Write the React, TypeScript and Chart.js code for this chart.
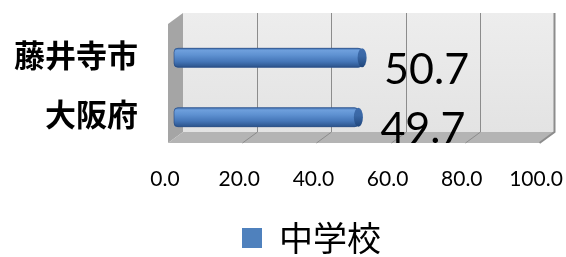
import React, { useEffect, useRef } from 'react';
import { Chart, registerables } from 'chart.js';

Chart.register(...registerables);

const categories = ['藤井寺市', '大阪府'];
const seriesName = '中学校';
const values = [50.7, 49.7];
const tickValues = [0, 20, 40, 60, 80, 100];

const FX = 6; // front plane x offset
const BX = 9; // back plane x offset

const wallsPlugin = {
  id: 'walls3d',
  beforeDatasetsDraw(chart: any) {
    const { ctx, chartArea: a, scales } = chart;
    const xs = scales.x;
    const x0 = xs.getPixelForValue(tickValues[0]);
    const x1 = xs.getPixelForValue(tickValues[tickValues.length - 1]);
    const bTop = a.top - 15, bBot = a.bottom - 15, fTop = a.top - 4, fBot = a.bottom - 4;
    ctx.save();
    const g = ctx.createLinearGradient(0, bTop, 0, bBot);
    g.addColorStop(0, '#ededed');
    g.addColorStop(1, '#e3e3e3');
    ctx.fillStyle = g;
    ctx.fillRect(x0 + BX, bTop, x1 - x0, bBot - bTop);
    // left wall
    ctx.fillStyle = '#a5a5a5';
    ctx.beginPath();
    ctx.moveTo(x0 - FX, fTop);
    ctx.lineTo(x0 + BX, bTop);
    ctx.lineTo(x0 + BX, bBot);
    ctx.lineTo(x0 - FX, fBot);
    ctx.closePath();
    ctx.fill();
    // floor
    ctx.fillStyle = '#b4b4b4';
    ctx.beginPath();
    ctx.moveTo(x0 - FX, fBot);
    ctx.lineTo(x0 + BX, bBot);
    ctx.lineTo(x1 + BX, bBot);
    ctx.lineTo(x1 - FX, fBot);
    ctx.closePath();
    ctx.fill();
    // gridlines
    ctx.strokeStyle = '#8c8c8c';
    tickValues.forEach((v, i) => {
      if (i === 0) return;
      const px = Math.round(xs.getPixelForValue(v)) + 0.5;
      ctx.lineWidth = i === tickValues.length - 1 ? 2 : 1;
      ctx.beginPath();
      ctx.moveTo(px + BX, bTop);
      ctx.lineTo(px + BX, bBot);
      ctx.lineTo(px - FX, fBot);
      ctx.stroke();
    });
    ctx.restore();
  },
};

const barStylePlugin = {
  id: 'barStyle',
  afterDatasetsDraw(chart: any) {
    const { ctx } = chart;
    const meta = chart.getDatasetMeta(0);
    meta.data.forEach((el: any, i: number) => {
      const { x, y, base, height } = el.getProps(['x', 'y', 'base', 'height'], true);
      const left = Math.min(x, base);
      const w = Math.abs(x - base);
      const t = y - height / 2;
      ctx.save();
      // body
      const g = ctx.createLinearGradient(0, t, 0, t + height);
      g.addColorStop(0, '#4474b4');
      g.addColorStop(0.12, '#6e9fdc');
      g.addColorStop(0.35, '#5f92d2');
      g.addColorStop(0.7, '#4576b8');
      g.addColorStop(1, '#2b538b');
      ctx.beginPath();
      ctx.roundRect(left, t, w, height, 4);
      ctx.fillStyle = g;
      ctx.fill();
      ctx.strokeStyle = 'rgba(40,70,120,0.6)';
      ctx.lineWidth = 1;
      ctx.stroke();
      // end cap
      const rx = 4.5;
      const cg = ctx.createLinearGradient(0, t, 0, t + height);
      cg.addColorStop(0, '#3f6cab');
      cg.addColorStop(0.4, '#3a68a6');
      cg.addColorStop(1, '#20467c');
      ctx.beginPath();
      ctx.ellipse(x, y, rx, height / 2, 0, 0, Math.PI * 2);
      ctx.fillStyle = cg;
      ctx.fill();
      ctx.restore();
      // value label
      ctx.save();
      ctx.font = '43px Lato';
      ctx.fillStyle = '#000';
      ctx.textAlign = 'left';
      ctx.textBaseline = 'alphabetic';
      ctx.fillText(values[i].toFixed(1), x + 22, y + 26);
      ctx.restore();
    });
  },
};

const legendShiftPlugin = {
  id: 'legendShift',
  afterLayout(chart: any) {
    const l = chart.legend;
    if (l) {
      l.left += 39;
      l.right += 39;
    }
  },
};

const AXIS_LEFT = 174;

export default function App() {
  const ref = useRef<HTMLCanvasElement>(null);
  useEffect(() => {
    document.body.style.margin = '0';
    const chart = new Chart(ref.current as HTMLCanvasElement, {
      type: 'bar',
      data: {
        labels: categories,
        datasets: [
          {
            label: seriesName,
            data: values,
            backgroundColor: '#4F81BD',
            borderColor: '#385D8A',
            borderWidth: 0,
            borderRadius: 4,
            borderSkipped: false,
            barThickness: 19,
          },
        ],
      },
      options: {
        indexAxis: 'y',
        animation: false,
        responsive: false,
        layout: { padding: { top: 28, right: 21, left: 0, bottom: -8 } },
        scales: {
          x: {
            min: tickValues[0],
            max: tickValues[tickValues.length - 1],
            afterBuildTicks: (s: any) => {
              s.ticks = tickValues.map((v) => ({ value: v }));
            },
            ticks: {
              callback: (v: any) => Number(v).toFixed(1),
              font: { family: 'Lato', size: 21 },
              color: '#000',
              padding: 20,
              labelOffset: -9,
              maxRotation: 0,
              autoSkip: false,
            },
            grid: { display: false, drawTicks: false },
            border: { display: false },
            afterFit: (s: any) => {
              s.height = 64;
              s.paddingLeft = 0;
              s.paddingRight = 0;
            },
          },
          y: {
            ticks: {
              font: { family: 'Noto Sans CJK JP', size: 31, weight: 'bold' },
              color: '#000',
              padding: 36,
              labelOffset: -3,
            },
            grid: { display: false, drawTicks: false },
            border: { display: false },
            afterFit: (s: any) => {
              s.width = AXIS_LEFT;
              s.paddingTop = 0;
              s.paddingBottom = 0;
            },
          },
        },
        plugins: {
          legend: {
            position: 'bottom',
            labels: {
              boxWidth: 20,
              boxHeight: 20,
              color: '#000',
              padding: 10,
              font: { family: 'Noto Sans CJK JP', size: 34 },
            },
          },
          tooltip: { enabled: false },
        },
      },
      plugins: [wallsPlugin, barStylePlugin, legendShiftPlugin],
    });
    return () => chart.destroy();
  }, []);
  return (
    <canvas ref={ref} width={566} height={257} style={{ display: 'block', width: 566, height: 257 }} />
  );
}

+++

# [WRITTEN PROBLEM]
Go from the first line of the listing to the line holding "const BX = 9; // back plane x offset" and, please, transcribe those lines exactly, both included, with no pictures.

# [PROBLEM SOLUTION]
Write the React, TypeScript and Chart.js code for this chart.
import React, { useEffect, useRef } from 'react';
import { Chart, registerables } from 'chart.js';

Chart.register(...registerables);

const categories = ['藤井寺市', '大阪府'];
const seriesName = '中学校';
const values = [50.7, 49.7];
const tickValues = [0, 20, 40, 60, 80, 100];

const FX = 6; // front plane x offset
const BX = 9; // back plane x offset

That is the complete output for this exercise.